Forda Puma ST będzie bardzo wyjątkowym samochodem, podobnie jak Ford Fiesta ST uznawany przez wielu fanów motoryzacji za najlepszego hot-hatcha klasy B (testowaliśmy Fiestę ST - KLIKNIJ i SPRAWDŹ). Już po pierwszych przebłyskach na wideo zapowiedzi widać, że auto otrzyma agresywniejszą twarz nawet w stosunku do już zadziornie prezentującej się Pumy ST Line.

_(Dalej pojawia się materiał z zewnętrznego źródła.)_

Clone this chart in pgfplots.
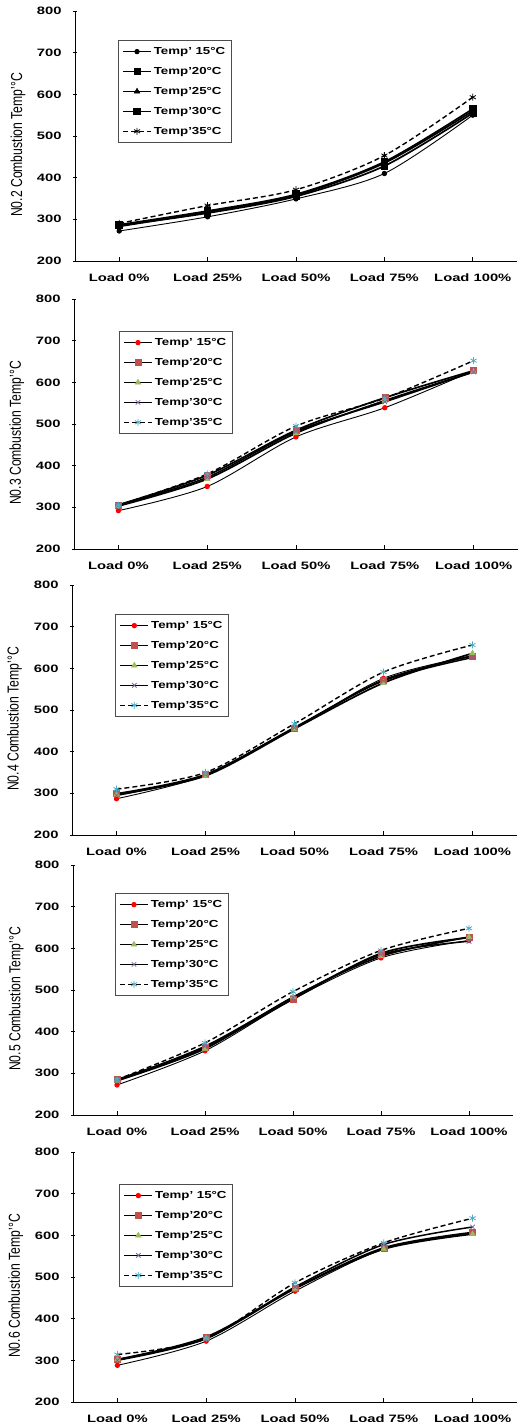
\documentclass[border=0pt]{standalone}
\usepackage{fontspec}
\setmainfont{Liberation Sans}
\usepackage{graphicx}
\usepackage{pgfplots}
\usepackage{pgfplotstable}
\pgfplotsset{compat=1.18}

\definecolor{cA}{HTML}{FF0000}
\definecolor{cB}{HTML}{C0504D}
\definecolor{cC}{HTML}{9BBB59}
\definecolor{cD}{HTML}{8064A2}
\definecolor{cE}{HTML}{4BACC6}

\newcommand{\W}[1]{\scalebox{1.38}[1]{#1}}
\newcommand{\LG}[1]{\scalebox{1.3}[1]{#1}}
\newcommand{\YL}[1]{\scalebox{1}[1.3]{\fontsize{12.2}{13}\selectfont #1}}

\pgfplotstableread{
x t15 t20 t25 t30 t35
0 272 285 283 287 290
1 306 315 318 320 333
2 349 355 358 360 371
3 410 428 435 438 453
4 550 555 560 565 593
}\tA
\pgfplotstableread{
x t15 t20 t25 t30 t35
0 292 306 303 305 305
1 350 377 368 372 380
2 469 485 478 482 495
3 539 563 556 553 562
4 628 628 625 625 652
}\tB
\pgfplotstableread{
x t15 t20 t25 t30 t35
0 287 299 297 295 310
1 343 345 342 345 350
2 455 457 455 458 467
3 576 572 565 570 591
4 630 630 636 626 656
}\tC
\pgfplotstableread{
x t15 t20 t25 t30 t35
0 272 285 282 283 285
1 354 362 359 365 373
2 478 478 483 482 496
3 577 588 581 585 595
4 619 626 627 617 648
}\tD
\pgfplotstableread{
x t15 t20 t25 t30 t35
0 288 302 302 300 314
1 346 356 353 352 352
2 466 473 472 476 486
3 567 570 567 578 582
4 605 607 603 620 641
}\tE

\pgfplotsset{
  base/.style={
    scale only axis, height=250pt,
    xmin=-0.5, xmax=4.5, ymin=200, ymax=800,
    ytick={200,300,...,800}, xtick={0,1,2,3,4},
    /pgf/number format/assume math mode=true,
    xticklabels={\W{Load 0\%},\W{Load 25\%},\W{Load 50\%},\W{Load 75\%},\W{Load 100\%}},
    yticklabel={\W{\pgfmathprintnumber{\tick}}},
    ticklabel style={font=\bfseries\fontsize{10.7}{11}\selectfont},
    xticklabel style={yshift=-9pt},
    yticklabel style={xshift=-8pt},
    axis x line=bottom, axis y line=left,
    axis line style={-, line width=0.8pt},
    major tick length=4pt,
    xtick align=inside, ytick align=center,
    tick style={line width=0.6pt, black},
    ylabel style={at={(axis description cs:-0.129,0.464)}, anchor=center},
    legend cell align=left,
    legend style={anchor=north west, draw=black!70, line width=0.6pt, fill=white,
      font=\bfseries\fontsize{10.2}{10}\selectfont, row sep=7.3pt, inner xsep=4pt, inner ysep=5pt},
    legend image code/.code={\draw[mark repeat=2,mark phase=2] plot coordinates {(0pt,0pt) (14pt,0pt) (28pt,0pt)};},
  },
  sA/.style={black, line width=0.9pt, smooth, tension=0.5, mark=*, mark size=2.2pt, mark options={solid, fill=#1, draw=#1}},
  sB/.style={black, line width=1.7pt, smooth, tension=0.5, mark=square*, mark size=3pt, mark options={solid, fill=#1, draw=#1, line width=0.5pt}},
  sC/.style={black, line width=1.7pt, smooth, tension=0.5, mark=triangle*, mark size=3.2pt, mark options={solid, fill=#1, draw=#1, line width=0.5pt}},
  sD/.style={black, line width=1.5pt, smooth, tension=0.5, mark=x, mark size=3.2pt, mark options={solid, draw=#1, line width=0.8pt}},
  sDs/.style={black, line width=1.7pt, smooth, tension=0.5, mark=square*, mark size=3pt, mark options={solid, fill=black, draw=black}},
  sE/.style={black, line width=1.4pt, dash pattern=on 5pt off 3pt, smooth, tension=0.5, mark=asterisk, mark size=3.5pt, mark options={solid, draw=#1, line width=0.8pt}},
}

\begin{document}
\begin{tikzpicture}[x=1pt,y=1pt]
\useasboundingbox (0,0) rectangle (532,1422);

% Panel 1
\begin{axis}[base, at={(75pt,1411pt)}, anchor=north west, width=442pt,
  ylabel={\YL{N0.2 Combustion Temp'°C}},
  legend style={at={(axis description cs:0.097,0.884)}}]
\addplot[sA=black] table[x=x,y=t15]{\tA}; \addlegendentry{\LG{Temp' 15°C}}
\addplot[sB=black] table[x=x,y=t20]{\tA}; \addlegendentry{\LG{Temp'20°C}}
\addplot[sC=black] table[x=x,y=t25]{\tA}; \addlegendentry{\LG{Temp'25°C}}
\addplot[sDs] table[x=x,y=t30]{\tA}; \addlegendentry{\LG{Temp'30°C}}
\addplot[sE=black] table[x=x,y=t35]{\tA}; \addlegendentry{\LG{Temp'35°C}}
\end{axis}

% Panel 2
\begin{axis}[base, at={(74pt,1123pt)}, anchor=north west, width=444pt,
  ylabel={\YL{N0.3 Combustion Temp'°C}},
  legend style={at={(axis description cs:0.101,0.872)}}]
\addplot[sA=cA] table[x=x,y=t15]{\tB}; \addlegendentry{\LG{Temp' 15°C}}
\addplot[sB=cB] table[x=x,y=t20]{\tB}; \addlegendentry{\LG{Temp'20°C}}
\addplot[sC=cC] table[x=x,y=t25]{\tB}; \addlegendentry{\LG{Temp'25°C}}
\addplot[sD=cD] table[x=x,y=t30]{\tB}; \addlegendentry{\LG{Temp'30°C}}
\addplot[sE=cE] table[x=x,y=t35]{\tB}; \addlegendentry{\LG{Temp'35°C}}
\end{axis}

% Panel 3
\begin{axis}[base, at={(72pt,837pt)}, anchor=north west, width=445pt,
  ylabel={\YL{N0.4 Combustion Temp'°C}},
  legend style={at={(axis description cs:0.097,0.884)}}]
\addplot[sA=cA] table[x=x,y=t15]{\tC}; \addlegendentry{\LG{Temp' 15°C}}
\addplot[sB=cB] table[x=x,y=t20]{\tC}; \addlegendentry{\LG{Temp'20°C}}
\addplot[sC=cC] table[x=x,y=t25]{\tC}; \addlegendentry{\LG{Temp'25°C}}
\addplot[sD=cD] table[x=x,y=t30]{\tC}; \addlegendentry{\LG{Temp'30°C}}
\addplot[sE=cE] table[x=x,y=t35]{\tC}; \addlegendentry{\LG{Temp'35°C}}
\end{axis}

% Panel 4
\begin{axis}[base, at={(73pt,557pt)}, anchor=north west, width=440pt,
  ylabel={\YL{N0.5 Combustion Temp'°C}},
  legend style={at={(axis description cs:0.095,0.888)}}]
\addplot[sA=cA] table[x=x,y=t15]{\tD}; \addlegendentry{\LG{Temp' 15°C}}
\addplot[sB=cB] table[x=x,y=t20]{\tD}; \addlegendentry{\LG{Temp'20°C}}
\addplot[sC=cC] table[x=x,y=t25]{\tD}; \addlegendentry{\LG{Temp'25°C}}
\addplot[sD=cD] table[x=x,y=t30]{\tD}; \addlegendentry{\LG{Temp'30°C}}
\addplot[sE=cE] table[x=x,y=t35]{\tD}; \addlegendentry{\LG{Temp'35°C}}
\end{axis}

% Panel 5
\begin{axis}[base, at={(73pt,270pt)}, anchor=north west, width=444pt,
  ylabel={\YL{N0.6 Combustion Temp'°C}},
  legend style={at={(axis description cs:0.104,0.872)}}]
\addplot[sA=cA] table[x=x,y=t15]{\tE}; \addlegendentry{\LG{Temp' 15°C}}
\addplot[sB=cB] table[x=x,y=t20]{\tE}; \addlegendentry{\LG{Temp'20°C}}
\addplot[sC=cC] table[x=x,y=t25]{\tE}; \addlegendentry{\LG{Temp'25°C}}
\addplot[sD=cD] table[x=x,y=t30]{\tE}; \addlegendentry{\LG{Temp'30°C}}
\addplot[sE=cE] table[x=x,y=t35]{\tE}; \addlegendentry{\LG{Temp'35°C}}
\end{axis}
\end{tikzpicture}
\end{document}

Na nadwoziu nie zabraknie subtelnych spoilerów i dużych obręczy w nadkolach o charakterystycznym wzorze pochylonych ramion w kształcie litery V. Z tyłu na dachu zagości większy spoiler i przeprojektowany zderzak z wpasowaną po jednej stronie podwójną końcówką układu wydechowego.
Tak brzmi Ford Puma ST
Po wprowadzeniu Pumy ST na rynek samochód ten będzie najgorętszym crossoverem segmentu B. Usztywnione zawieszenie, żywiołowy silnik, precyzyjny układ kierowniczy oraz ciasne sportowe fotele Recaro przyczynią się do olbrzymiej frajdy z jazdy - zupełnie jak w Fieście ST. Za napęd ma odpowiadać układ znany z Fiesty ST. Na razie jednak możemy tylko założyć, że będzie to 3-cylindrowa jednostka 1.5 Ecoboost rozwijająca taką samą moc wynoszącą 200 KM i 290 Nm maksymalnego momentu obrotowego. Motor powinien zostać połączony z 6-biegową manualna skrzynią biegów, a napęd trafiać na przednią oś. Fiesta ST od 0 do 100 km/h przyspiesza w 6,5 s, więc w przypadku Pumy ST wynik ten powinien być zbliżony.
Oficjalnych informacji na temat silnika i osiągów niestety jeszcze nie ma, więc póki co muszą wystarczyć nam domysły i krótka wideo zapowiedź. Auto w pełnej okazałości pojawi się niebawem i trafi do sprzedaży jeszcze w 2020 roku.